A contrario, les examinateurs délaissent la question lorsqu’un futur impétrant met en exergue une appréhension quasi mystique de l’art cinématographique. Les mots "sensibilité", "réflexion", "désir" viendront couronner cette prestation sincère, mais pourvoyeuse de mythologies artistiques auxquelles, visiblement, les membres du jury souscrivent. Ce segment du film est d’ailleurs le plus long, le découpage en champ-contre champ ne contribuant pas à le rendre particulièrement dynamique. Les séquences relatives aux épreuves d’admissibilité sont plus agréables, dans la mesure où elles montrent des candidats en situation de réflexion scénaristique ou en pleine élaboration de scènes à filmer. Les choix opérés permettent un échange souvent intéressant avec les examinateurs.

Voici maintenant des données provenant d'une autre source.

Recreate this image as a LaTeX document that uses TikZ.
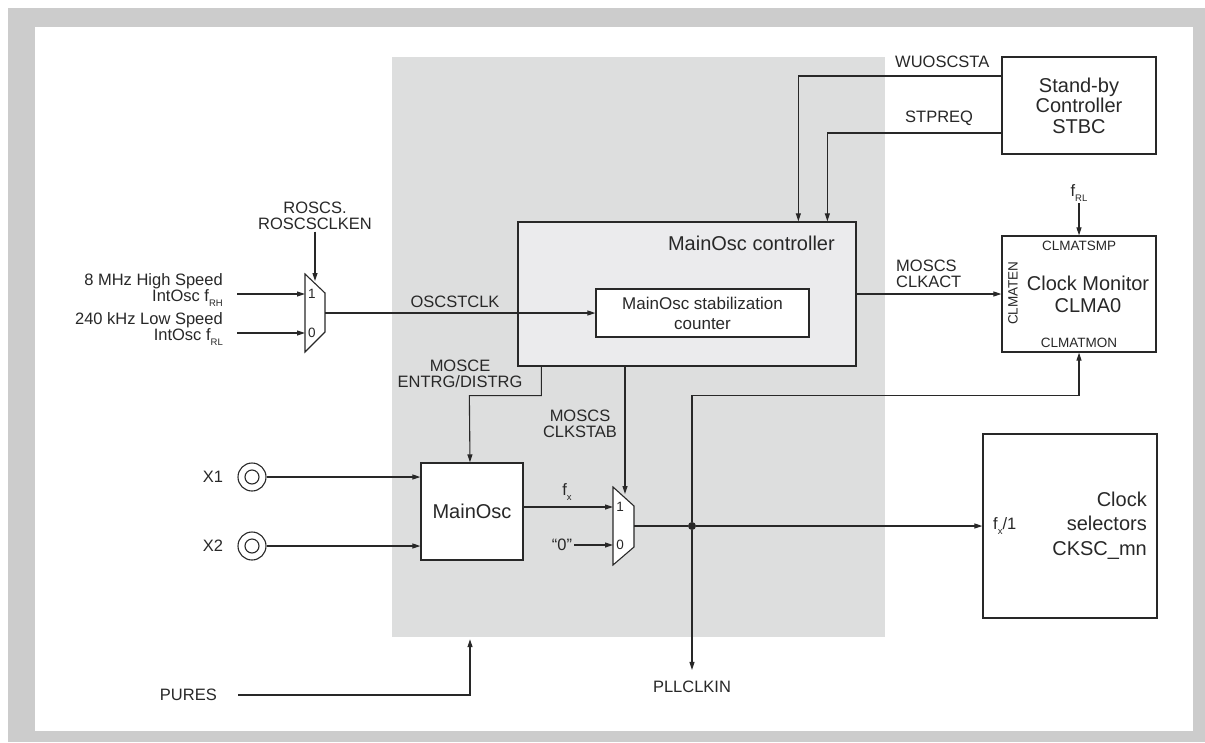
\documentclass[tikz,border=0pt]{standalone}
\usepackage{fontspec}
\setmainfont{Liberation Sans}
\definecolor{frameGray}{RGB}{204,204,204}
\definecolor{oscGray}{RGB}{221,222,222}
\definecolor{ctrlGray}{RGB}{235,235,237}
\definecolor{wire}{RGB}{40,40,40}
\usetikzlibrary{arrows.meta, positioning, calc}
\newcommand{\fsub}[1]{f\raisebox{-0.5ex}{\fontsize{9.5}{9.5}\selectfont #1}}

\begin{document}
\begin{tikzpicture}[x=1pt, y=-1pt,
    box/.style={draw=wire, line width=1.3pt, fill=white, inner sep=0pt},
    lbl/.style={font=\fontsize{16.5}{16}\selectfont, align=center, inner sep=2pt, text=wire},
    big/.style={font=\fontsize{20}{22}\selectfont, align=center, inner sep=0pt, text=wire},
    pin/.style={font=\fontsize{13.5}{14}\selectfont, inner sep=1pt, text=wire},
    arr/.style={-{Triangle[length=8pt,width=5pt]}, line width=1.1pt, draw=wire},
    wireln/.style={line width=1.1pt, draw=wire},
    pad/.style={circle, draw=wire, line width=1.1pt, minimum size=28pt, inner sep=0pt},
    dot/.style={circle, fill=wire, minimum size=8pt, inner sep=0pt},
    mux/.style={draw=wire, line width=1.1pt, fill=white}
  ]
    \useasboundingbox (0,0) rectangle (1205,742);
    \fill[frameGray] (8,8) rectangle (1205,742);
    \fill[white] (35,27) rectangle (1193,731);

    % MainOsc area
    \node[fill=oscGray, minimum width=493pt, minimum height=580pt, inner sep=0pt] (oscarea) at (638.5,347) {};

    % blocks
    \node[box, fill=ctrlGray, minimum width=338pt, minimum height=144pt] (ctrl) at (687,294) {};
    \node[big, anchor=east] (ctrltitle) at (835,243) {MainOsc controller};
    \node[box, minimum width=213pt, minimum height=48pt, align=center,
          font=\fontsize{17}{20}\selectfont, text=wire] (counter) at (702.5,313)
      {MainOsc stabilization\\counter};
    \node[box, minimum width=154pt, minimum height=97pt, big,
          font=\fontsize{20}{20.5}\selectfont] (stbc) at (1079,105.5)
      {Stand-by\\Controller\\STBC};
    \node[box, minimum width=154pt, minimum height=116pt] (clma) at (1079,294) {};
    \node[big] (clmatext) at (1088,294) {Clock Monitor\\CLMA0};
    \node[pin] (clmatsmp) at (1079,246) {CLMATSMP};
    \node[pin] (clmatmon) at (1079,343) {CLMATMON};
    \node[pin, rotate=90] (clmaten) at (1013,293) {CLMATEN};
    \node[box, minimum width=174pt, minimum height=184pt] (cksc) at (1070,526) {};
    \node[big, align=right, anchor=east, font=\fontsize{20}{24.5}\selectfont] (ckscText) at (1147,525.5)
      {Clock\\selectors\\CKSC\_mn};
    \node[lbl, anchor=west] (fxdiv) at (991,526) {\fsub{x}/1};
    \node[box, minimum width=102pt, minimum height=97pt, big] (mainosc) at (472,511.5) {MainOsc};

    % multiplexers
    \draw[mux] (305,274) -- (325,293) -- (325,332) -- (305,352) -- cycle;
    \draw[mux] (613,487) -- (634,506) -- (634,547) -- (613,565) -- cycle;
    \node[pin] at (312,294) {1};
    \node[pin] at (312,333) {0};
    \node[pin] at (620,507) {1};
    \node[pin] at (620,545) {0};
    \coordinate (m1in1) at (305,294);
    \coordinate (m1in0) at (305,333);
    \coordinate (m1sel) at (315,281);
    \coordinate (m1out) at (325,313);
    \coordinate (m2in1) at (613,507);
    \coordinate (m2in0) at (613,545);
    \coordinate (m2sel) at (625,494);
    \coordinate (m2out) at (634,526);

    % pins and labels
    \node[lbl, align=right, anchor=east] (inhs) at (225,290) {8 MHz High Speed\\IntOsc \fsub{RH}};
    \node[lbl, align=right, anchor=east] (inls) at (225,329) {240 kHz Low Speed\\IntOsc \fsub{RL}};
    \node[lbl] (roscs) at (315,215.5) {ROSCS.\\ROSCSCLKEN};
    \node[pad] (x1pad) at (252,477) {};
    \node[pad] (x2pad) at (252,546) {};
    \draw[wireln] (x1pad.center) circle (7);
    \draw[wireln] (x2pad.center) circle (7);
    \node[lbl] (x1) at (213,477) {X1};
    \node[lbl] (x2) at (213,546) {X2};
    \node[lbl, anchor=east] (pures) at (219,695) {PURES};
    \node[lbl] (zero) at (562,545) {“0”};
    \node[lbl] (pll) at (692,687) {PLLCLKIN};
    \node[lbl] (frl) at (1079,193) {\fsub{RL}};
    \node[dot] (split) at (692,526) {};

    % connectors
    \draw[arr] ([xshift=12pt]inhs.east |- m1in1) -- (m1in1);
    \draw[arr] ([xshift=12pt]inls.east |- m1in0) -- (m1in0);
    \draw[arr] (roscs.south) -- (m1sel);
    \draw[arr] (m1out) -- (counter.west);
    \node[lbl] at (455,302) {OSCSTCLK};
    \draw[arr] ([yshift=29.5pt]stbc.west) -| ([xshift=281pt]ctrl.north west);
    \node[lbl, anchor=west] at (893,62) {WUOSCSTA};
    \draw[arr] ([yshift=-27.5pt]stbc.west) -| ([xshift=310pt]ctrl.north west);
    \node[lbl, anchor=west] at (903,118) {STPREQ};
    \draw[arr] (ctrl.east) -- (clma.west);
    \node[lbl, align=left, anchor=west] at (894,273.5) {MOSCS\\CLKACT};
    \draw[arr] (frl.south) -- (clma.north);
    \draw[arr] ([xshift=24pt]ctrl.south west) |- ++(-72,29) -- ([xshift=-2pt]mainosc.north);
    \node[lbl] at (460,374) {MOSCE\\ENTRG/DISTRG};
    \draw[arr] ([xshift=-62pt]ctrl.south) -- (m2sel);
    \node[lbl] at (580,423.5) {MOSCS\\CLKSTAB};
    \draw[arr] (x1pad.east) -- (x1pad -| mainosc.west);
    \draw[arr] (x2pad.east) -- (x2pad -| mainosc.west);
    \draw[arr] (mainosc.east |- m2in1) -- (m2in1);
    \node[lbl] at (567,492) {\fsub{x}};
    \draw[arr] (zero.east) -- (m2in0);
    \draw[wireln] (m2out) -- (split);
    \draw[arr] (split) -- (cksc.west);
    \draw[arr] (split) -- ([yshift=9pt]pll.north);
    \draw[arr] (split) |- ([yshift=-43pt]clma.south) -- (clma.south);
    \draw[arr] ([xshift=19pt]pures.east) -| ([xshift=-168.5pt,yshift=-2pt]oscarea.south);
  \end{tikzpicture}
\end{document}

Il reste que le caractère élitiste de cette sélection configure, dans le jury, des postures clairement définies et des discours d’une radicalité parfois gênante auxquels nul membre, même le plus bienveillant en apparence, ne pourra échapper. Affables avec les candidats, certains examinateurs tombent le masque lorsqu’ils délibèrent entre eux : l’arrière-boutique où se jouent des destins individuels résonnent de propos radicaux-"nul", « je l’ai vue se masturber devant ses rushs », « j’ai l’impression qu’il était sous coke »-, même si d’autres appréciations, respectueuses du travail proposé, sont beaucoup plus plaisantes à entendre.
Un peu décevant au niveau du montage, Le Concours est un documentaire particulièrement éclairant sur les pratiques de ces institutions qui adhèrent à des processus de sélection drastiques et sur la violence symbolique qu’elles exercent immanquablement.